It was a men’s skeleton final that looked a lot like the one from the 2010 Olympics.
Latvia’s Martins Dukurs, leader heading into the final run, rounds Thunderbird and heads to the finish. He’s a handful of hundredths back, and red numbers pop up as he crosses the line. The winner, watching from the finish dock after posting the heat’s fastest time, roars and pumps his fists in triumph.
Except, it wasn’t Jon Montgomery celebrating gold this time, and there was no beer stroll to follow. Instead, the Olympic champ solemnly watched the scene from a short distance away, dejected with a 12th-place finish on a track where he’d never lost before.
Saturday night (Nov. 24) might have been the first time Montgomery has been spotted without a smile on his face at the Whistler Sliding Centre. With three races in the books, Montgomery is still looking for his first top-10 finish since returning to the World Cup circuit after a year off.
"There's not a lot positive to be had from today,” said Montgomery, clearly frustrated, “but a guy will go home, watch some video, try and reflect and try and take some positives out of it, because if you dwell on the negatives, you're only going to dig a deeper hole to climb out of."
Surely, the track on which he won two World Cups and Olympic gold was supposed to be where a breakthrough came. That appeared possible when he sat eighth after one run, but a slow second session left him 1.81 seconds back of winner Frank Rommel’s combined time.
“I had good runs,” he said. “I’m not happy with the time, the runs were fine.”
Top Canadian Eric Neilson agreed, saying he thought Montgomery’s runs were “perfect,” but he couldn’t put a finger on why they weren’t fast.
“It’s tough to say,” said Neilson. “There’s a lot of things that go into getting speed coming down the track.”
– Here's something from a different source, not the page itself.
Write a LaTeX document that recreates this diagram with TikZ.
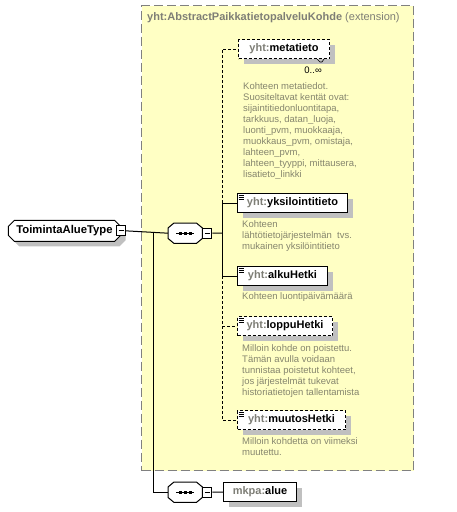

It appears that more tinkering with equipment is next for Montgomery in an attempt to achieve consistency. He developed a new sled during his winter away, but it failed to produce at the season’s first two World Cup stops in the United States. He went back to his Olympic gold-winning sled for Saturday’s race without much improvement.
“The other one’s not working right now, so we’re trying to come up with some fixes, try to make it better and see how things go in Europe,” Montgomery said of his new sled, which will be parked for the next two races at Winterberg, Germany, and La Plagne, France. “When I get home at Christmas time, I’ll try to get back to work on my own.
“I have to do whatever I can to try and realize some incremental gains, because right now I’m not realizing it.”
In the meantime, Montgomery will go with the sled developed for the national team by the Southern Alberta Institute of Technology over in Europe — the same design that took Neilson to a career-best fifth and John Fairbairn to eighth on Saturday.
Montgomery’s status as an Olympic champion doesn’t seem to be deteriorating — maybe you spotted him with Rick Campanelli on Entertainment Tonight Canada, or in a new Sport Chek commercial over the past week. But having dedicated so much of his life to being fast in Whistler, this weekend’s result was a low point in Montgomery’s career.
After taking the victory Saturday, German slider Rommel said he fully expects the Manitoba native to make a return to form as he finds equipment he’s comfortable with.
“It’s not so easy to come back with a new sled from one week to another,” said Rommel. “I think he improves during the season and will be back on top.”
Of course, the end goal for Montgomery is the top of the podium in Sochi next winter. There’s no question that he has the drive to get back among the sport’s elite — one could see it beyond the disappointment in his eyes Saturday. It just may take him a little longer than he hoped to get there.
Or as Montgomery said in a Monday (Nov. 26) tweet: “Like the turtle on my lid… Slow and steady!”